17 Jan 2018

Dolores O'Riordan: Police say death is not suspicious

7:03 am on 17 January 2018

The death of Cranberries singer Dolores O'Riordan is not being treated as suspicious by the Metropolitan Police.

The death of Cranberries singer Dolores O'Riordan is not being treated as suspicious by the Metropolitan Police.

The death of Cranberries singer Dolores O'Riordan is not being treated as suspicious by the Metropolitan Police. Photo: AFP

Police also confirmed a report was being compiled ready to hand to the coroner's office to investigate the causes of O'Riordan's death.

The Irish musician, originally from Limerick, died in London suddenly on Monday, aged 46.

The Cranberries enjoyed international success in the 1990s with singles including Linger and Zombie.

A Metropolitan Police spokesperson said the police were called to a hotel in Park Lane at 09:05 GMT on Monday, where "a woman in her mid-40s" was pronounced dead at the scene.

A statement from O'Riordan's publicist said: "The lead singer with the Irish band The Cranberries was in London for a short recording session.

"No further details are available at this time."

Her current band mates in The Cranberries - Noel Hogan, Fergal Lawler, and Mike Hogan - paid tribute to the lead singer on social media.

The message said: "She was an extraordinary talent and we feel very privileged to have been part of her life from 1989."

Her publicist added: "Family members are devastated to hear the news and have requested privacy at this very difficult time."

The parish priest from her home town Friarstown, in Limerick, said her funeral would take place in Ireland.

"Her family are still waiting for more details to come from London about her death," said Ballybricken and Bohermore parish priest Father James Walton.
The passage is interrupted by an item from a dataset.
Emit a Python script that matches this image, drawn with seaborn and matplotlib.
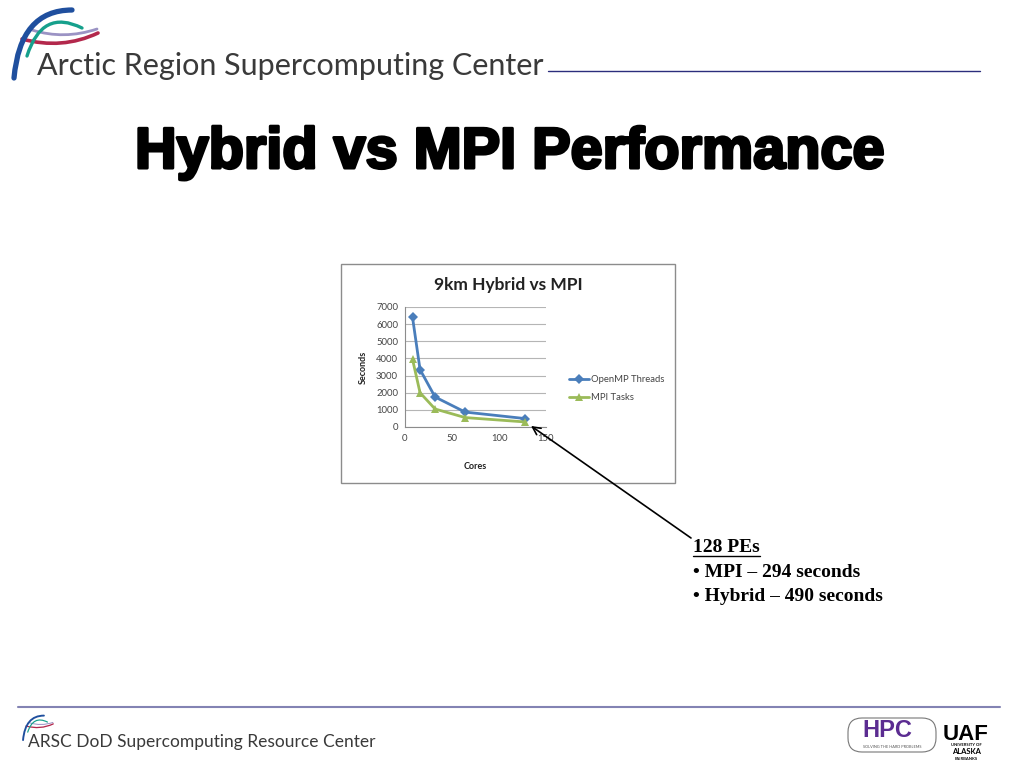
import numpy as np
import pandas as pd
import matplotlib
matplotlib.use("Agg")
import matplotlib.pyplot as plt
import matplotlib.patheffects as pe
from matplotlib.patches import Rectangle, FancyBboxPatch, PathPatch
from matplotlib.path import Path
import seaborn as sns

# dados do grafico
cores = [8, 16, 32, 64, 128]
openmp_threads = [6400, 3350, 1750, 870, 490]
mpi_tasks = [3950, 2000, 1050, 550, 294]
series_names = ["OpenMP Threads", "MPI Tasks"]
y_ticks = [0, 1000, 2000, 3000, 4000, 5000, 6000, 7000]
x_ticks = [0, 50, 100, 150]

slide_title = "Hybrid vs MPI Performance"
chart_title = "9km Hybrid vs MPI"
note_lines = ["128 PEs", "\u2022 MPI \u2013 294 seconds", "\u2022 Hybrid \u2013 490 seconds"]

BLUE = "#4a7ebb"
GREEN = "#9bbb59"
W, H = 1024, 768

sns.set_style("white")
plt.rcParams['font.family'] = ['Lato', 'DejaVu Sans']

df = pd.DataFrame({
    "Cores": cores * 2,
    "Seconds": openmp_threads + mpi_tasks,
    "serie": [series_names[0]] * len(cores) + [series_names[1]] * len(cores),
})

fig = plt.figure(figsize=(W / 100, H / 100), dpi=100)
fig.patch.set_facecolor("white")

# camada de fundo em pixels (origem no canto superior esquerdo)
bg = fig.add_axes([0, 0, 1, 1], zorder=0)
bg.set_xlim(0, W)
bg.set_ylim(H, 0)
bg.axis("off")


def curva(ax, p0, p1, p2, cor, lw):
    path = Path([p0, p1, p2], [Path.MOVETO, Path.CURVE3, Path.CURVE3])
    ax.add_patch(PathPatch(path, facecolor="none", edgecolor=cor, lw=lw, capstyle="round"))


def logo(ax, ox, oy, s):
    t = lambda p: (ox + p[0] * s, oy + p[1] * s)
    curva(ax, t((32, 30)), t((64, 40)), t((97, 29)), "#9b93c4", 2.0 * s)
    curva(ax, t((22, 39)), t((62, 50)), t((98, 33)), "#b3284c", 2.6 * s)
    curva(ax, t((14, 78)), t((20, 10)), t((72, 10)), "#1f4f9e", 3.8 * s)
    curva(ax, t((27, 56)), t((42, 8)), t((82, 28)), "#16a08c", 2.4 * s)


# cabecalho
logo(bg, 0, 0, 1.0)
bg.text(37, 75, "Arctic Region Supercomputing Center", fontsize=22, color="#3a3a3a",
        ha="left", va="baseline")
bg.plot([548, 980], [71, 71], color="#2b2d7c", lw=1.0)

# titulo do slide
bg.text(135, 168, slide_title, fontsize=41.5, fontweight="bold", family="Liberation Sans",
        ha="left", va="baseline", color="black",
        path_effects=[pe.withStroke(linewidth=2.2, foreground="black")])

# rodape
bg.plot([18, 1000], [707, 707], color="#8383b3", lw=1.5)
logo(bg, 18, 712, 0.36)
bg.text(28, 747, "ARSC DoD Supercomputing Resource Center", fontsize=12.5, color="#3a3a3a",
        ha="left", va="baseline")
bg.add_patch(FancyBboxPatch((848, 718), 88, 34, boxstyle="round,pad=0,rounding_size=14",
                            facecolor="white", edgecolor="#777777", lw=0.8))
bg.text(887, 737, "HPC", fontsize=17, fontweight="bold", color="#5b2c91", family="Liberation Sans",
        ha="center", va="baseline")
bg.text(892, 748, "SOLVING THE HARD PROBLEMS", fontsize=2.8, color="#555555", ha="center", va="baseline")
bg.text(966, 740, "UAF", fontsize=16, fontweight="bold", color="black", family="Liberation Sans",
        ha="center", va="baseline")
bg.text(966, 746, "UNIVERSITY OF", fontsize=3, color="black", fontweight="bold", ha="center", va="baseline")
bg.text(966, 754, "ALASKA", fontsize=5.5, color="black", fontweight="bold", ha="center", va="baseline")
bg.text(966, 760, "FAIRBANKS", fontsize=3, color="black", fontweight="bold", ha="center", va="baseline")

# moldura do grafico
bg.add_patch(Rectangle((341, 264), 334, 219, facecolor="white", edgecolor="#8c8c8c", lw=1.0))
bg.text(508, 290, chart_title, fontsize=12.5, fontweight="bold", color="#222222", ha="center", va="baseline")

# eixo do grafico
ax = fig.add_axes([405 / W, 1 - 427 / H, 141 / W, 120 / H], zorder=2)
ax.patch.set_alpha(0)
sns.lineplot(data=df, x="Cores", y="Seconds", hue="serie", style="serie",
             palette={series_names[0]: BLUE, series_names[1]: GREEN},
             markers={series_names[0]: "D", series_names[1]: "^"},
             dashes=False, markersize=5.5, markeredgewidth=0, lw=2.0, ax=ax, legend=True)
ax.set_xlim(0, 150)
ax.set_ylim(0, 7000)
ax.set_xticks(x_ticks)
ax.set_yticks(y_ticks)
ax.grid(axis="y", color="#b5b5b5", lw=0.8)
ax.set_axisbelow(True)
for s in ["top", "right"]:
    ax.spines[s].set_visible(False)
for s in ["left", "bottom"]:
    ax.spines[s].set_color("#8c8c8c")
    ax.spines[s].set_linewidth(0.8)
ax.tick_params(axis="both", labelsize=6.8, colors="#8c8c8c", labelcolor="#444444",
               length=3, width=0.8, direction="out", pad=2)
ax.set_xlabel("Cores", fontsize=6.5, fontweight="bold", color="#222222", labelpad=14)
ax.set_ylabel("Seconds", fontsize=6.5, fontweight="bold", color="#222222", labelpad=6)

handles, labels = ax.get_legend_handles_labels()
ax.legend(handles, labels, loc="center left", bbox_to_anchor=(1.1, 0.32), frameon=False,
          fontsize=6.8, handlelength=2.2, handletextpad=0.2, labelspacing=1.0,
          labelcolor="#444444")

# nota com seta
note = bg.text(693, 552, note_lines[0], fontsize=14, fontweight="bold", family="Liberation Serif",
               ha="left", va="baseline", color="black")
bg.text(693, 577, note_lines[1], fontsize=14, fontweight="bold", family="Liberation Serif",
        ha="left", va="baseline", color="black")
bg.text(693, 601, note_lines[2], fontsize=14, fontweight="bold", family="Liberation Serif",
        ha="left", va="baseline", color="black")
fig.canvas.draw()
bb = note.get_window_extent()
bg.plot([bb.x0, bb.x1], [556, 556], color="black", lw=1.0)

ax.annotate("", xy=(cores[-1], mpi_tasks[-1]), xycoords="data",
            xytext=(691, 538), textcoords=bg.transData,
            arrowprops=dict(arrowstyle="->", color="black", lw=1.2, shrinkA=0, shrinkB=5,
                            mutation_scale=14),
            annotation_clip=False, zorder=5)

fig.savefig("out.png", dpi=100)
"The plan is for her to be buried here at home. When that will be will depend on when her body is released."

'Immense influence'

A book of condolence will be opened in her home town of Limerick on Tuesday, at the city council's headquarters.

Irish president Michael D Higgins called her death "a big loss", saying O'Riordan's work with The Cranberries had "had an immense influence on rock and pop music in Ireland and internationally".

Taoiseach (Irish Prime Minister) Leo Varadkar said she was probably "Limerick's greatest ever rock star", and that her band "captured all of the angst that came with your teenage years".

The Cranberries shot to international fame with their 1993 debut album Everybody Else Is Doing It, So Why Can't We? and went on to sell more than 40 million records worldwide.

O'Riordan, the youngest of seven children, had written her own songs since she was 12.

She joined the band while still in her teens, after spotting an advert for a female singer for rock band The Cranberry Saw Us.

Later changed to The Cranberries, the band's most successful tracks include Linger (1993), Zombie (1994) - a protest song about bombings that took place in relation to the conflict in Northern Ireland - as well as No Need To Argue (1994) and To the Faithful Departed (1996).

O'Riordan briefly pursued a solo career after the band split in 2003, before The Cranberries reunited in 2009.